--- BEGIN ---

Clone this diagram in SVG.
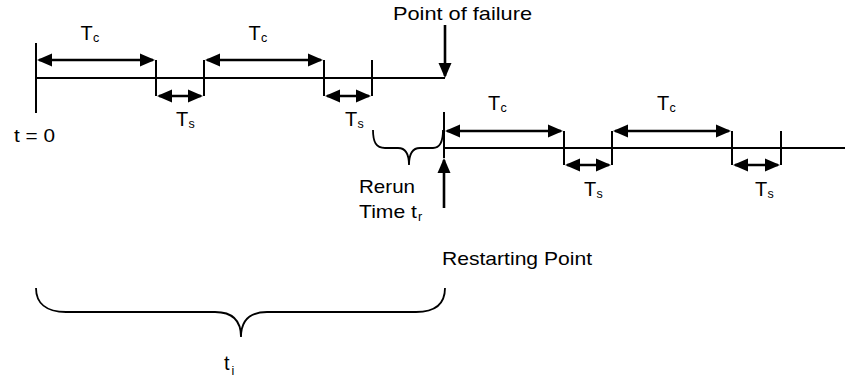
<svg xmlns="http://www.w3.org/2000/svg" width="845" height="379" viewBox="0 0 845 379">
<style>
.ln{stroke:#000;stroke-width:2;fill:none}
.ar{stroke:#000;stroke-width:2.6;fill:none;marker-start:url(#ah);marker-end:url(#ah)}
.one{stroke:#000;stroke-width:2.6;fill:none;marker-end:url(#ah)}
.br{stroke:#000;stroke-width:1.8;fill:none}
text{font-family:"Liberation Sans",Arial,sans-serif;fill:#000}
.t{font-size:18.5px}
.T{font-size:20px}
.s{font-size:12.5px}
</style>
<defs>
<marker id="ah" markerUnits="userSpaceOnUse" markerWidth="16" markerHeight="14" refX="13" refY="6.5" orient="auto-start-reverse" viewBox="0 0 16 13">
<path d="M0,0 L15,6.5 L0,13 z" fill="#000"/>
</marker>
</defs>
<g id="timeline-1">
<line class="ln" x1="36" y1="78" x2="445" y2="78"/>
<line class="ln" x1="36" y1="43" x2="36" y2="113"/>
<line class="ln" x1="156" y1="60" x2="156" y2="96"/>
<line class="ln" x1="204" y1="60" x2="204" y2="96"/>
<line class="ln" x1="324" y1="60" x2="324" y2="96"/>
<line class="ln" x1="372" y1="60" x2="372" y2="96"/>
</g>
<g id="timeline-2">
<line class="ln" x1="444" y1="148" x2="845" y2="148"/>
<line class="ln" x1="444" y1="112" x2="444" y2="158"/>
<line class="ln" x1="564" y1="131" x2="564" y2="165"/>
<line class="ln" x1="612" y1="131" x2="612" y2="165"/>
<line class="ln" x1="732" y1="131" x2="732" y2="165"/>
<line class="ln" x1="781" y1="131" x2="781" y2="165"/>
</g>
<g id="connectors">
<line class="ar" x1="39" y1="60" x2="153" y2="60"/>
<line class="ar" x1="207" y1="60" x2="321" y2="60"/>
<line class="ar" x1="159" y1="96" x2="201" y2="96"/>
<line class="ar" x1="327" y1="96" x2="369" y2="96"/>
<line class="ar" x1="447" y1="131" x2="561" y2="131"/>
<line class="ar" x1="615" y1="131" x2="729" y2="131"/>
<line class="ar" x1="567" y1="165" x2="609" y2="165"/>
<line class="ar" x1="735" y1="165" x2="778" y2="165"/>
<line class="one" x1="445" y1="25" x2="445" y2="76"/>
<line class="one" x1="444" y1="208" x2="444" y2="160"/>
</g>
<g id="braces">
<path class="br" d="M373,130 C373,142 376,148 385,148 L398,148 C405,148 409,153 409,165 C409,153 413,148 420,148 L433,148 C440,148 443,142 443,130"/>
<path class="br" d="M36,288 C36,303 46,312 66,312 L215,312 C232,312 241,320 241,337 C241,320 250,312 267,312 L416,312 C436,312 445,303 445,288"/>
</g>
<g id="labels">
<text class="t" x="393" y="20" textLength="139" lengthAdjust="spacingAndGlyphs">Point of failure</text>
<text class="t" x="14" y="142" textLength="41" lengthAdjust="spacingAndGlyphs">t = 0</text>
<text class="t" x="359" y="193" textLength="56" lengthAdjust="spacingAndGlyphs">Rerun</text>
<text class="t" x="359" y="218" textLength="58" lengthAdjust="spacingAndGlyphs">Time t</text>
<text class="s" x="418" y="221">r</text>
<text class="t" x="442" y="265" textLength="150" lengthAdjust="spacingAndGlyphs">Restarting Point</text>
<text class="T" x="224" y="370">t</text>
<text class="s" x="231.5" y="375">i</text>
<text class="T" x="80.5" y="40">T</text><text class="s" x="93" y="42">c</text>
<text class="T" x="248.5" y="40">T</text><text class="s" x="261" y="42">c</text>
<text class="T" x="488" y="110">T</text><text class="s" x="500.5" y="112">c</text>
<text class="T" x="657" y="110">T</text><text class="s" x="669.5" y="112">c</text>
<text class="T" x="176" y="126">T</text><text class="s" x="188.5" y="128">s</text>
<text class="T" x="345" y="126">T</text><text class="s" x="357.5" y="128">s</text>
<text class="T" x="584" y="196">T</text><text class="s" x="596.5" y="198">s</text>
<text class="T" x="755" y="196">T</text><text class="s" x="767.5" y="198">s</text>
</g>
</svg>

--- END ---
--- BEGIN ---

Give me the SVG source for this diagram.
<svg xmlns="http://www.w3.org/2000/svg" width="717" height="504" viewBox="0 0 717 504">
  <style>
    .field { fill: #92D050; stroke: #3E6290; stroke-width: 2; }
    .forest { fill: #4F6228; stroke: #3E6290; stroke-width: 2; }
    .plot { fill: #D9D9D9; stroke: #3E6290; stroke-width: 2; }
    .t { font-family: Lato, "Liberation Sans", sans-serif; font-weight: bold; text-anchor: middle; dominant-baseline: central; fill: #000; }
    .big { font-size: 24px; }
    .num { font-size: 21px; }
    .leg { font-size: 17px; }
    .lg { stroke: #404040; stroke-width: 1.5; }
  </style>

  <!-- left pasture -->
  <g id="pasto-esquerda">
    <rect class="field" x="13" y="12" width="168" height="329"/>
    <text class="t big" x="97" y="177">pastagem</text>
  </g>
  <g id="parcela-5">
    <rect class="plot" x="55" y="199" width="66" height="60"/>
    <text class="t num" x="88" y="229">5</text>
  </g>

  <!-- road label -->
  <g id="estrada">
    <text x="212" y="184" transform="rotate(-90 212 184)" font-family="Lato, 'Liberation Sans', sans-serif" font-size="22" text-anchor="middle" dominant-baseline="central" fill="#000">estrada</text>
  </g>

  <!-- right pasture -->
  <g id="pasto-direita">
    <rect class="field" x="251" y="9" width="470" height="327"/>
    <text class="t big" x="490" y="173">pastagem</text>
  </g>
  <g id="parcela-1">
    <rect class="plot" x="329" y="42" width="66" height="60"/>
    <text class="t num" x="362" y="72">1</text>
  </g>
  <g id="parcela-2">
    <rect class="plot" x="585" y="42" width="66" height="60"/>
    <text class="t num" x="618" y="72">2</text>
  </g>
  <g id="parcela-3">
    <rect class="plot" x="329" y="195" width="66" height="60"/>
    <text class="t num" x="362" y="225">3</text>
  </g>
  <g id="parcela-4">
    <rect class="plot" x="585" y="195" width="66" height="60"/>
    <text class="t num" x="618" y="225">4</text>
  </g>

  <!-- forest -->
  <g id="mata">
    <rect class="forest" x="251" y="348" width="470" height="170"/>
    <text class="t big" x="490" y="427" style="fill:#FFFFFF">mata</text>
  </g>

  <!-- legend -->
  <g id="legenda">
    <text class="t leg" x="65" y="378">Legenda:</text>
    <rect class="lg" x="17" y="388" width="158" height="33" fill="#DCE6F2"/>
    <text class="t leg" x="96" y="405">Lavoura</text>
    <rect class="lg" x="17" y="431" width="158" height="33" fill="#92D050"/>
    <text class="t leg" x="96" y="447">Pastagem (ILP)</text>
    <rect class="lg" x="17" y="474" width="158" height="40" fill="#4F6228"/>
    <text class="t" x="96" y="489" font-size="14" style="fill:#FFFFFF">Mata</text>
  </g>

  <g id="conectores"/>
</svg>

--- END ---
--- BEGIN ---

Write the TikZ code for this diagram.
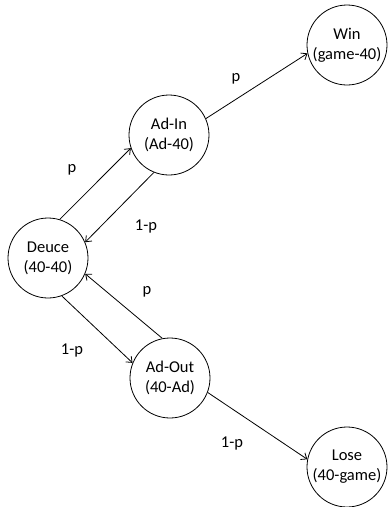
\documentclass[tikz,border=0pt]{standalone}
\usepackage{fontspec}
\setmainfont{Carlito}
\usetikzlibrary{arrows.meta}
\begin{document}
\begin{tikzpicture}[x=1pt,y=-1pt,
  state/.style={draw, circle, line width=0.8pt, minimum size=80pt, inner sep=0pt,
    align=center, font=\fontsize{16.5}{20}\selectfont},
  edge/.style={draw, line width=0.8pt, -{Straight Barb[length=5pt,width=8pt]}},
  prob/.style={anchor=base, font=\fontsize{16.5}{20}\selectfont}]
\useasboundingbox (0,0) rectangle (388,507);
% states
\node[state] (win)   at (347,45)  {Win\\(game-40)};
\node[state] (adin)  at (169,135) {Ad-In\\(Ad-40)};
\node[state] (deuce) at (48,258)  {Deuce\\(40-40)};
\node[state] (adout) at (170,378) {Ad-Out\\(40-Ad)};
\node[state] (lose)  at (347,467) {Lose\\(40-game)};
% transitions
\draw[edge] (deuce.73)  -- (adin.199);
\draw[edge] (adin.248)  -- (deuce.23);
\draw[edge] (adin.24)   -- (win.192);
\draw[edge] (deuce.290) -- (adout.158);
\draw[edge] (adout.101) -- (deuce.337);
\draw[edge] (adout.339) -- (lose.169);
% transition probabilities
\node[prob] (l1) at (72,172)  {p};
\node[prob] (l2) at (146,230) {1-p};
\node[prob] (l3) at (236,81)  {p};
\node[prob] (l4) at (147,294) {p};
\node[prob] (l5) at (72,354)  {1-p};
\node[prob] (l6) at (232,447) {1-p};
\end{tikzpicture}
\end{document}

--- END ---

- GOAL: Working from the material above, state how many lines contain "this"; give only the number.

- THE SOLUTION: 3